**WHAT THE TASK REQUIRES**. Leave out the pictures and reproduce all of the data exactly.

**DATA EXTRACT**.
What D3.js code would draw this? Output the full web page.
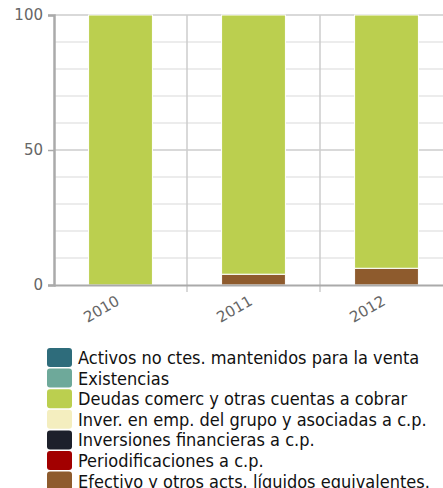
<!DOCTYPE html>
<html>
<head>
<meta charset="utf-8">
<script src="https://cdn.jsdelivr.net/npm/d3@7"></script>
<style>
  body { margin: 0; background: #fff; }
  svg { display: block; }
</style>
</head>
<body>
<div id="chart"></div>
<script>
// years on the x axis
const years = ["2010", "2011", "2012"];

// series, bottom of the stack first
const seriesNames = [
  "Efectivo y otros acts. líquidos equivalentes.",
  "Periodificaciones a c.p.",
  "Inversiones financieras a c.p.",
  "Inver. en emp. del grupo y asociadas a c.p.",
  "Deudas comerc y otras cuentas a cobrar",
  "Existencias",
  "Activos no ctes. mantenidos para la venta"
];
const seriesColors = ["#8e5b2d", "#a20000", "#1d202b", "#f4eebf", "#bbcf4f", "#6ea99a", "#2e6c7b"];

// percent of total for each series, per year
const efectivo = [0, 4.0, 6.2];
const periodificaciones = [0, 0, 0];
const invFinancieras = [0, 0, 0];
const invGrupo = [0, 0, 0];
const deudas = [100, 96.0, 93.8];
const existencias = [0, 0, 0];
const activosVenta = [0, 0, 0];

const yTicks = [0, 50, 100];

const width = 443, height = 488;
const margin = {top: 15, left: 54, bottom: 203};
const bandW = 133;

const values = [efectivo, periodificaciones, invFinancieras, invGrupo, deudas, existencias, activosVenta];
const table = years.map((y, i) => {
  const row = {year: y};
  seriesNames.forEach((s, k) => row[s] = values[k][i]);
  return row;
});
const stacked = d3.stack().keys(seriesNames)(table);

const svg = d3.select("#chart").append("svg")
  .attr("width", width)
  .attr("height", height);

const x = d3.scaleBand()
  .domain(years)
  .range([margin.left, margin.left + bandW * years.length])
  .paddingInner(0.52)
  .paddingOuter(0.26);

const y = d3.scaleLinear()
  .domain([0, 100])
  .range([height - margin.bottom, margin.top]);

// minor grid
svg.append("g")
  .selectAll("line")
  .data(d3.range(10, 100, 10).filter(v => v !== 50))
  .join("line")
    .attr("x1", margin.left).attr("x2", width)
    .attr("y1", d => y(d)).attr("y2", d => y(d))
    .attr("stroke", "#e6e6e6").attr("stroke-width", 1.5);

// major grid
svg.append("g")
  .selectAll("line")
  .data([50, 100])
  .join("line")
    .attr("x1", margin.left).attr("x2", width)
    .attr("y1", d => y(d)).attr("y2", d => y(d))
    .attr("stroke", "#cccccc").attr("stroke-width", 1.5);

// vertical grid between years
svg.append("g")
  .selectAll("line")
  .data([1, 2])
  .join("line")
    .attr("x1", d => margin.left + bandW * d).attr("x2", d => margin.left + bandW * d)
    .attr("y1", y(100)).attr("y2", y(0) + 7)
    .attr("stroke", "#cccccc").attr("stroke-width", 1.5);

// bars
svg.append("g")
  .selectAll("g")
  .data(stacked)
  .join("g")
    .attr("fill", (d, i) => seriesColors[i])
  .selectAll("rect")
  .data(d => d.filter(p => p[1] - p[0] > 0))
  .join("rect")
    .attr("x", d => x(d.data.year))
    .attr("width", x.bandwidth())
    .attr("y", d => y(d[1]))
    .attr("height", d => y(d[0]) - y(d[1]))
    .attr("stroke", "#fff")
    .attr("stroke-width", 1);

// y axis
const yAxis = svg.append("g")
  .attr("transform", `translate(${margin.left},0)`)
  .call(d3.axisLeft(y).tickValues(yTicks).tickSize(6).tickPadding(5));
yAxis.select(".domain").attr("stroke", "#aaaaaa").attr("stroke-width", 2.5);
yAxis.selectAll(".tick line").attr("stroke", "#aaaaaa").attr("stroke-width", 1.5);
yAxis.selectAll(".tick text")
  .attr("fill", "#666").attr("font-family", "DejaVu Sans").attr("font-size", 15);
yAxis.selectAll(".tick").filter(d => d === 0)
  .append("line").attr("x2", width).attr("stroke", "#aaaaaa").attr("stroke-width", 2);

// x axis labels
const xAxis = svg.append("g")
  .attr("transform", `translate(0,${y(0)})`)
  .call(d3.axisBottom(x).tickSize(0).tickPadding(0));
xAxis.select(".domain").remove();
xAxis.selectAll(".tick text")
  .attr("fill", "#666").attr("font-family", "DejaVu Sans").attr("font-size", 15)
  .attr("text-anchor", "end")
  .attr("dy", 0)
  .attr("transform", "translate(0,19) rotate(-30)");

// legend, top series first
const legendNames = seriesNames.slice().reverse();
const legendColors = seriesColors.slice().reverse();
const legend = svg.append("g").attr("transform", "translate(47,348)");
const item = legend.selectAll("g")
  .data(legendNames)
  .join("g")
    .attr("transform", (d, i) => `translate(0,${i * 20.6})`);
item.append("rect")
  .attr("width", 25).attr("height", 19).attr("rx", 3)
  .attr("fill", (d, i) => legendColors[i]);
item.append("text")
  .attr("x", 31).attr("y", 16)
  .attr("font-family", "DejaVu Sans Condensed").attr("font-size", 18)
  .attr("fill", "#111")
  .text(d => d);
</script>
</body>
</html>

**THE RESULT**.
What D3.js code would draw this? Output the full web page.
<!DOCTYPE html>
<html>
<head>
<meta charset="utf-8">
<script src="https://cdn.jsdelivr.net/npm/d3@7"></script>
<style>
  body { margin: 0; background: #fff; }
  svg { display: block; }
</style>
</head>
<body>
<div id="chart"></div>
<script>
// years on the x axis
const years = ["2010", "2011", "2012"];

// series, bottom of the stack first
const seriesNames = [
  "Efectivo y otros acts. líquidos equivalentes.",
  "Periodificaciones a c.p.",
  "Inversiones financieras a c.p.",
  "Inver. en emp. del grupo y asociadas a c.p.",
  "Deudas comerc y otras cuentas a cobrar",
  "Existencias",
  "Activos no ctes. mantenidos para la venta"
];
const seriesColors = ["#8e5b2d", "#a20000", "#1d202b", "#f4eebf", "#bbcf4f", "#6ea99a", "#2e6c7b"];

// percent of total for each series, per year
const efectivo = [0, 4.0, 6.2];
const periodificaciones = [0, 0, 0];
const invFinancieras = [0, 0, 0];
const invGrupo = [0, 0, 0];
const deudas = [100, 96.0, 93.8];
const existencias = [0, 0, 0];
const activosVenta = [0, 0, 0];

const yTicks = [0, 50, 100];

const width = 443, height = 488;
const margin = {top: 15, left: 54, bottom: 203};
const bandW = 133;

const values = [efectivo, periodificaciones, invFinancieras, invGrupo, deudas, existencias, activosVenta];
const table = years.map((y, i) => {
  const row = {year: y};
  seriesNames.forEach((s, k) => row[s] = values[k][i]);
  return row;
});
const stacked = d3.stack().keys(seriesNames)(table);

const svg = d3.select("#chart").append("svg")
  .attr("width", width)
  .attr("height", height);

const x = d3.scaleBand()
  .domain(years)
  .range([margin.left, margin.left + bandW * years.length])
  .paddingInner(0.52)
  .paddingOuter(0.26);

const y = d3.scaleLinear()
  .domain([0, 100])
  .range([height - margin.bottom, margin.top]);

// minor grid
svg.append("g")
  .selectAll("line")
  .data(d3.range(10, 100, 10).filter(v => v !== 50))
  .join("line")
    .attr("x1", margin.left).attr("x2", width)
    .attr("y1", d => y(d)).attr("y2", d => y(d))
    .attr("stroke", "#e6e6e6").attr("stroke-width", 1.5);

// major grid
svg.append("g")
  .selectAll("line")
  .data([50, 100])
  .join("line")
    .attr("x1", margin.left).attr("x2", width)
    .attr("y1", d => y(d)).attr("y2", d => y(d))
    .attr("stroke", "#cccccc").attr("stroke-width", 1.5);

// vertical grid between years
svg.append("g")
  .selectAll("line")
  .data([1, 2])
  .join("line")
    .attr("x1", d => margin.left + bandW * d).attr("x2", d => margin.left + bandW * d)
    .attr("y1", y(100)).attr("y2", y(0) + 7)
    .attr("stroke", "#cccccc").attr("stroke-width", 1.5);

// bars
svg.append("g")
  .selectAll("g")
  .data(stacked)
  .join("g")
    .attr("fill", (d, i) => seriesColors[i])
  .selectAll("rect")
  .data(d => d.filter(p => p[1] - p[0] > 0))
  .join("rect")
    .attr("x", d => x(d.data.year))
    .attr("width", x.bandwidth())
    .attr("y", d => y(d[1]))
    .attr("height", d => y(d[0]) - y(d[1]))
    .attr("stroke", "#fff")
    .attr("stroke-width", 1);

// y axis
const yAxis = svg.append("g")
  .attr("transform", `translate(${margin.left},0)`)
  .call(d3.axisLeft(y).tickValues(yTicks).tickSize(6).tickPadding(5));
yAxis.select(".domain").attr("stroke", "#aaaaaa").attr("stroke-width", 2.5);
yAxis.selectAll(".tick line").attr("stroke", "#aaaaaa").attr("stroke-width", 1.5);
yAxis.selectAll(".tick text")
  .attr("fill", "#666").attr("font-family", "DejaVu Sans").attr("font-size", 15);
yAxis.selectAll(".tick").filter(d => d === 0)
  .append("line").attr("x2", width).attr("stroke", "#aaaaaa").attr("stroke-width", 2);

// x axis labels
const xAxis = svg.append("g")
  .attr("transform", `translate(0,${y(0)})`)
  .call(d3.axisBottom(x).tickSize(0).tickPadding(0));
xAxis.select(".domain").remove();
xAxis.selectAll(".tick text")
  .attr("fill", "#666").attr("font-family", "DejaVu Sans").attr("font-size", 15)
  .attr("text-anchor", "end")
  .attr("dy", 0)
  .attr("transform", "translate(0,19) rotate(-30)");

// legend, top series first
const legendNames = seriesNames.slice().reverse();
const legendColors = seriesColors.slice().reverse();
const legend = svg.append("g").attr("transform", "translate(47,348)");
const item = legend.selectAll("g")
  .data(legendNames)
  .join("g")
    .attr("transform", (d, i) => `translate(0,${i * 20.6})`);
item.append("rect")
  .attr("width", 25).attr("height", 19).attr("rx", 3)
  .attr("fill", (d, i) => legendColors[i]);
item.append("text")
  .attr("x", 31).attr("y", 16)
  .attr("font-family", "DejaVu Sans Condensed").attr("font-size", 18)
  .attr("fill", "#111")
  .text(d => d);
</script>
</body>
</html>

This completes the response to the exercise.